### THE TASK
Count how many lines in the material below hold the word "with"; the reply is that number alone.

### AVAILABLE RECORDS
** Start **
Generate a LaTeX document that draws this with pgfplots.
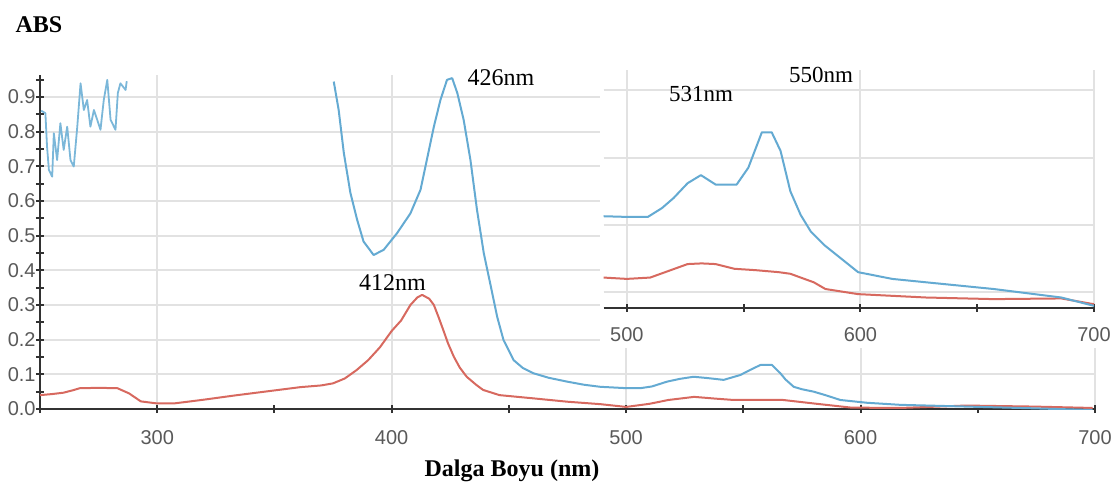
\documentclass[border=0pt]{standalone}
\usepackage{pgfplots}
\pgfplotsset{compat=1.18}
\usepackage{fontspec}
\setmainfont{Liberation Serif}
\newfontfamily\ticksans{Liberation Sans}
\definecolor{cblue}{RGB}{100,170,210}
\definecolor{cred}{RGB}{215,105,95}
\definecolor{cgrid}{RGB}{226,226,226}
\definecolor{caxis}{RGB}{50,50,50}
\begin{document}
\begin{tikzpicture}
\path[use as bounding box] (0pt,0pt) rectangle (559pt,242pt);
\begin{axis}[
  at={(20pt,37.5pt)}, anchor=south west, scale only axis,
  width=527.5pt, height=167pt,
  xmin=250, xmax=700, ymin=0, ymax=0.963,
  axis x line*=bottom, axis y line*=left,
  axis line style={line width=1pt, color=caxis},
  xtick={300,400,500,600,700}, xticklabels={300,400,500,600,700},
  minor xtick={250,350,450,550,650},
  ytick={0,0.1,0.2,0.3,0.4,0.5,0.6,0.7,0.8,0.9},
  yticklabels={0.0,0.1,0.2,0.3,0.4,0.5,0.6,0.7,0.8,0.9},
  minor ytick={0.05,0.15,0.25,0.35,0.45,0.55,0.65,0.75,0.85,0.95},
  tick align=center, major tick length=4pt, minor tick length=4pt,
  every tick/.style={line width=1pt, caxis},
  grid=major, major grid style={cgrid, line width=1pt},
  tick label style={font=\ticksans\fontsize{10}{12}\selectfont, text=black!65},
  xticklabel style={yshift=-5pt},
  yticklabel style={inner sep=1.5pt, xshift=1.5pt},
]
% red (main)
\addplot[cred, line width=1pt, line join=round] coordinates {
(250,0.040)(255,0.043)(260,0.047)(264,0.054)(267,0.060)(275,0.061)(283,0.060)
(288,0.045)(293,0.022)(300,0.016)(307,0.016)(313,0.021)(320,0.027)(333,0.039)
(347,0.051)(361,0.063)(370,0.068)(375,0.074)(380,0.088)(385,0.112)(390,0.141)
(395,0.178)(400,0.225)(404,0.255)(408,0.300)(411,0.322)(413,0.329)(416,0.318)
(418,0.300)(420,0.265)(422,0.228)(424,0.190)(426.5,0.151)(429,0.120)(432,0.093)
(436,0.070)(439,0.055)(446,0.040)(460,0.031)(475,0.021)(489,0.014)(500,0.006)
(510,0.015)(518,0.026)(529,0.035)(538,0.030)(546,0.026)(567,0.026)(580,0.016)
(596,0.004)(617,0.003)(645,0.010)(674,0.007)(699,0.003)};
% blue noisy start
\addplot[cblue!85, line width=0.9pt, line join=round] coordinates {
(250.5,0.86)(252.3,0.853)(253,0.757)(253.8,0.689)(255.2,0.670)(255.9,0.795)(257.3,0.718)
(258.7,0.824)(260.1,0.747)(261.6,0.814)(263,0.718)(264.4,0.699)(265.9,0.814)
(267.3,0.939)(268.7,0.862)(270.1,0.891)(271.5,0.814)(273,0.862)(274.4,0.834)
(275.8,0.805)(277.2,0.891)(278.7,0.949)(280.1,0.834)(282.2,0.805)(283.2,0.911)
(284.3,0.939)(286.5,0.920)(287,0.945)};
% blue main
\addplot[cblue, line width=1pt, line join=round] coordinates {
(375.3,0.944)(377.4,0.862)(379.6,0.738)(382.4,0.623)(385.3,0.545)(388,0.483)
(392.3,0.444)(396.6,0.459)(402.3,0.507)(408,0.564)(412.3,0.632)(415,0.718)
(418,0.814)(420.8,0.891)(423.6,0.949)(425.8,0.954)(428,0.911)(430.7,0.834)
(433.6,0.718)(436.4,0.574)(439.3,0.449)(442,0.363)(445,0.266)(447.7,0.199)
(452,0.141)(456,0.118)(460.5,0.103)(467,0.090)(474.8,0.079)(482,0.070)
(489,0.064)(500.4,0.060)(506,0.060)(511,0.065)(517.5,0.079)(523,0.087)
(528.8,0.093)(535,0.089)(541.6,0.084)(548.7,0.098)(553,0.113)(557.3,0.127)
(562.2,0.127)(565.8,0.103)(568,0.085)(571.5,0.064)(575,0.057)(580,0.050)
(585,0.040)(591.4,0.026)(602.7,0.018)(617,0.012)(645.4,0.007)(673.7,0.002)
(699,-0.003)};
\end{axis}
\fill[white] (300pt,68pt) rectangle (552pt,211pt);
\begin{axis}[
  at={(301.75pt,88.2pt)}, anchor=south west, scale only axis,
  width=245.25pt, height=118.8pt,
  xmin=490, xmax=700, ymin=-0.0113, ymax=0.165,
  axis x line*=bottom, axis y line*=left,
  x axis line style={line width=1pt, color=caxis},
  y axis line style={draw=none},
  xtick={500,600,700}, xticklabels={500,600,700},
  minor xtick={550,650},
  ytick={0,0.05,0.1,0.15}, yticklabels={},
  tick align=center, major tick length=4pt, minor tick length=4pt,
  every tick/.style={line width=1pt, caxis},
  ytick style={draw=none},
  xmajorgrids=true, ymajorgrids=true,
  major grid style={cgrid, line width=1pt},
  tick label style={font=\ticksans\fontsize{10}{12}\selectfont, text=black!65},
  xticklabel style={yshift=-4.5pt},
]
\addplot[cred, line width=1pt, line join=round] coordinates {
(490,0.011)(500,0.010)(510,0.011)(518,0.016)(526,0.021)(532,0.0215)(538,0.021)
(546,0.0175)(555,0.0165)(565,0.015)(570,0.0138)(576,0.010)(580,0.0075)(585,0.0025)
(599,-0.0013)(628,-0.0038)(657,-0.005)(686,-0.0045)(700,-0.0088)};
\addplot[cblue, line width=1pt, line join=round] coordinates {
(490,0.0565)(500,0.056)(509,0.056)(515,0.0625)(520,0.070)(526,0.081)(531.7,0.087)
(538,0.080)(547,0.080)(552,0.0925)(557.8,0.1188)(562,0.1188)(565.8,0.105)(570,0.075)
(574.4,0.0575)(578.8,0.045)(584.6,0.035)(591.8,0.025)(599,0.015)(613.6,0.010)
(628,0.0075)(657,0.0025)(686,-0.0038)(700,-0.010)};
\end{axis}
\node[font=\bfseries\fontsize{12}{14}\selectfont] at (19.5pt,229.5pt) {ABS};
\node[font=\bfseries\fontsize{12}{14}\selectfont] at (256pt,6.6pt) {Dalga Boyu (nm)};
\node[font=\fontsize{12}{14}\selectfont] at (250.5pt,203pt) {426nm};
\node[font=\fontsize{12}{14}\selectfont] at (196.25pt,100.5pt) {412nm};
\node[font=\fontsize{11.5}{14}\selectfont] at (350.5pt,195pt) {531nm};
\node[font=\fontsize{11.5}{14}\selectfont] at (410.5pt,204.5pt) {550nm};
\end{tikzpicture}
\end{document}
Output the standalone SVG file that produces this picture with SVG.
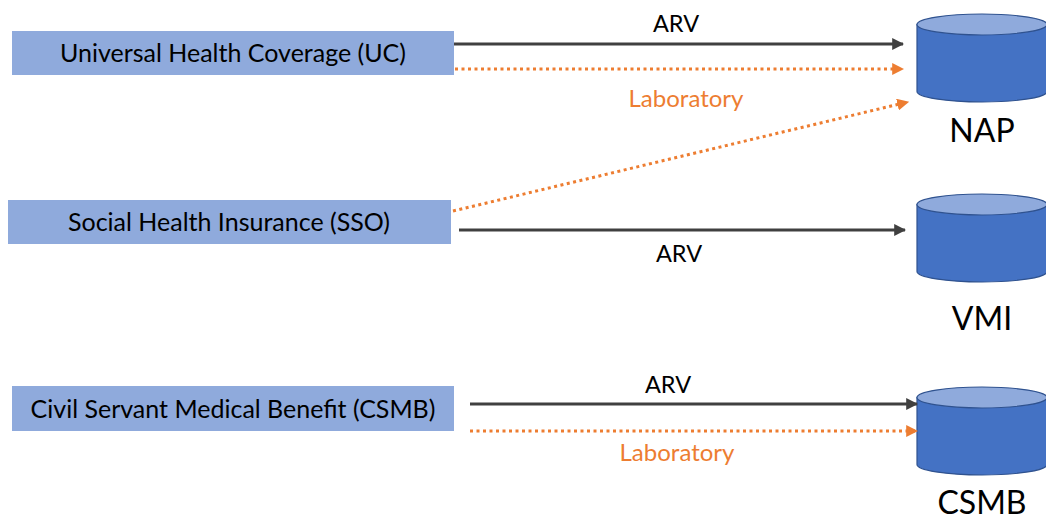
<svg xmlns="http://www.w3.org/2000/svg" width="1046" height="520" viewBox="0 0 1046 520">
  <defs>
    <marker id="arrowDark" viewBox="0 0 10 10" refX="9" refY="5" markerWidth="4" markerHeight="4" markerUnits="strokeWidth" orient="auto">
      <path d="M0,0 L10,5 L0,10 z" fill="#404040"/>
    </marker>
    <marker id="arrowOrange" viewBox="0 0 10 10" refX="9" refY="5" markerWidth="4" markerHeight="4" markerUnits="strokeWidth" orient="auto">
      <path d="M0,0 L10,5 L0,10 z" fill="#ED7D31"/>
    </marker>
  </defs>
  <style>
    .box { fill: #8FAADC; }
    .boxText { font-family: Lato, "Open Sans", sans-serif; font-size: 25px; fill: #000; text-anchor: middle; }
    .cylBody { fill: #4472C4; stroke: #2F528F; stroke-width: 1.2; }
    .cylTop { fill: #8FAADC; stroke: #2F528F; stroke-width: 1.2; }
    .dbText { font-family: Lato, "Open Sans", sans-serif; font-size: 32px; fill: #000; text-anchor: middle; }
    .solid { stroke: #404040; stroke-width: 3; fill: none; marker-end: url(#arrowDark); }
    .dotted { stroke: #ED7D31; stroke-width: 3; stroke-dasharray: 3 3.5; fill: none; marker-end: url(#arrowOrange); }
    .lblDark { font-family: Lato, "Open Sans", sans-serif; font-size: 23.5px; fill: #000; text-anchor: middle; }
    .lblOrange { font-family: Lato, "Open Sans", sans-serif; font-size: 24px; fill: #ED7D31; text-anchor: middle; }
  </style>

  <!-- payer boxes -->
  <g id="uc">
    <rect class="box" x="12" y="31" width="442" height="44"/>
    <text class="boxText" x="233" y="62">Universal Health Coverage (UC)</text>
  </g>
  <g id="sso">
    <rect class="box" x="8" y="200" width="443" height="44"/>
    <text class="boxText" x="229" y="231">Social Health Insurance (SSO)</text>
  </g>
  <g id="csmb">
    <rect class="box" x="12" y="386" width="442" height="45"/>
    <text class="boxText" x="233" y="418">Civil Servant Medical Benefit (CSMB)</text>
  </g>

  <!-- databases -->
  <g id="nap">
    <path class="cylBody" d="M917,24.5 L917,91.5 A65,10.5 0 0 0 1047,91.5 L1047,24.5 z"/>
    <ellipse class="cylTop" cx="982" cy="24.5" rx="65" ry="10.5"/>
    <text class="dbText" x="982" y="142">NAP</text>
  </g>
  <g id="vmi">
    <path class="cylBody" d="M917,204.5 L917,271.5 A65,10.5 0 0 0 1047,271.5 L1047,204.5 z"/>
    <ellipse class="cylTop" cx="982" cy="204.5" rx="65" ry="10.5"/>
    <text class="dbText" x="982" y="330">VMI</text>
  </g>
  <g id="csmbDb">
    <path class="cylBody" d="M917,397.5 L917,464.5 A65,10.5 0 0 0 1047,464.5 L1047,397.5 z"/>
    <ellipse class="cylTop" cx="982" cy="397.5" rx="65" ry="10.5"/>
    <text class="dbText" x="982" y="514">CSMB</text>
  </g>

  <!-- connectors -->
  <g id="connectors">
    <line class="solid" x1="454" y1="44" x2="903" y2="44"/>
    <line class="dotted" x1="455" y1="69" x2="903" y2="69"/>
    <line class="dotted" x1="453" y1="211" x2="908" y2="102"/>
    <line class="solid" x1="459" y1="230" x2="905" y2="230"/>
    <line class="solid" x1="470" y1="404" x2="917" y2="404"/>
    <line class="dotted" x1="470" y1="431" x2="917" y2="431"/>

    <text class="lblDark" x="676" y="32">ARV</text>
    <text class="lblOrange" x="686" y="107">Laboratory</text>
    <text class="lblDark" x="679" y="262">ARV</text>
    <text class="lblDark" x="668" y="393">ARV</text>
    <text class="lblOrange" x="677" y="461">Laboratory</text>
  </g>
</svg>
** End **
### COMPLETE RESPONSE
2